One’s destination is never a place, but a new way of seeing things.
-Henry Valentine Miller
Looking north from Preah Trasak Paem Street, I could see the bright, hulking figure in the distance: Phnom Penh's Central Market, or Psar Thmei. This ochre-hued building is a sight to behold, not because its unusual shape and color set it apart from a monotonous urban setting, but because it was designed in the Art Deco style. And let's just say that Art Deco in Southeast Asia is quite the rarity (Shanghai has a fair share of Art Deco, though). According to Wikipedia, French architect Louis Chauchon designed and built the domed market in 1937. Because Cambodia was a French colony at this time and because Art Deco was all the rage in France in the 1920s, the Central Market was designed with innovative technology in the Art Deco style. I found Art Deco to be interesting in Cambodia, because most colonial architecture in Asia resembles traditional European styles (like Old Phuket Town). But like Sino-Portuguese architecture, Cambodia's interpretation of Art Deco mixes European technology (the dome and structural integrity) with Asian elements (interior arches that resemble traditional gateways); it's a very unique blend of architecture. Beyond the building, the large parcel of land on which the market sits was once a swamp used to contain rainwater runoff, valuable real estate that was quickly drained to accommodate Phnom Penh's growing population in the 1930s. Fortunately, the building functions well in Cambodia's tropical climate with the dome and four stall extensions allowing maximum air ventilation, thus creating a light and airy interior.
In 2011, the French government financed Central Market's restoration, so I'm assuming the low-slung, mellow yellow building with thick tentacles originally looked like this. Wikipedia says, "During the Franco-Thai war the market was bombed heavily by Thai aircraft, causing heavy damage, and it had to be temporarily closed. After the end of World War II the market was rebuilt in the modern style," so it's unclear what's original. Regardless, of what the building looked liked, its massive size and unique design propelled it into Cambodia's collection of notable architecture in the 1930s.

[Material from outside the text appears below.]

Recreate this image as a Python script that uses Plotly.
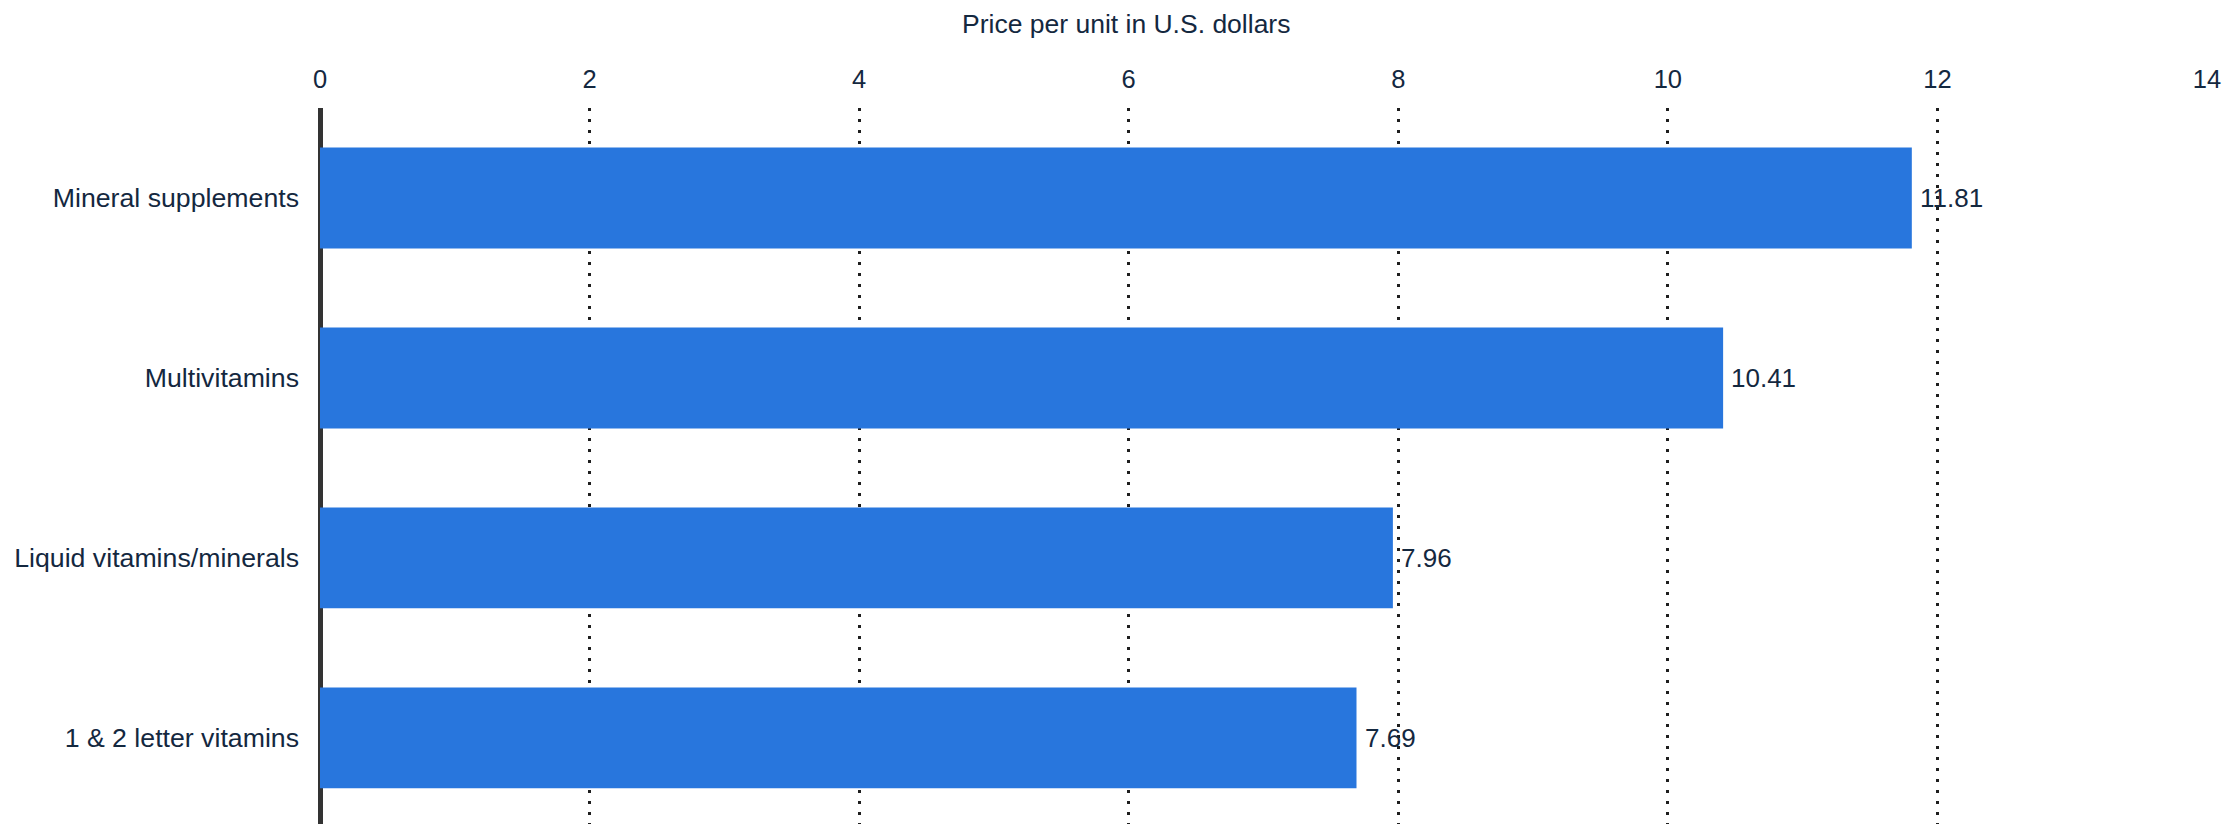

Today, Phnom Penh's distinctive Central Market is more popular and crammed than ever. The domed central part of the market is full of blue-lit glass cases and vendors selling gold, silver, coins, and knock-off jewelry. The indoor stalls are crammed with clothes, electronics, accessories, antiques, and a million other tchotchkes while the outdoor space between them is filled-in with vendors of food and kitchenware. Some vendors practically live in their stalls, raising their children and casually eating lunch with neighboring vendors. Walking through the maze of stalls, I almost felt like an intruder on these people's lives, like I was in a tent city and not a marketplace. So, while in this part of Cambodia, a trip to the otherworldly Central Market is definitely worth a visit, even if the merchandise is a bit overpriced. (My camera was on its last legs in Cambodia, so I had trouble with lighting inside.)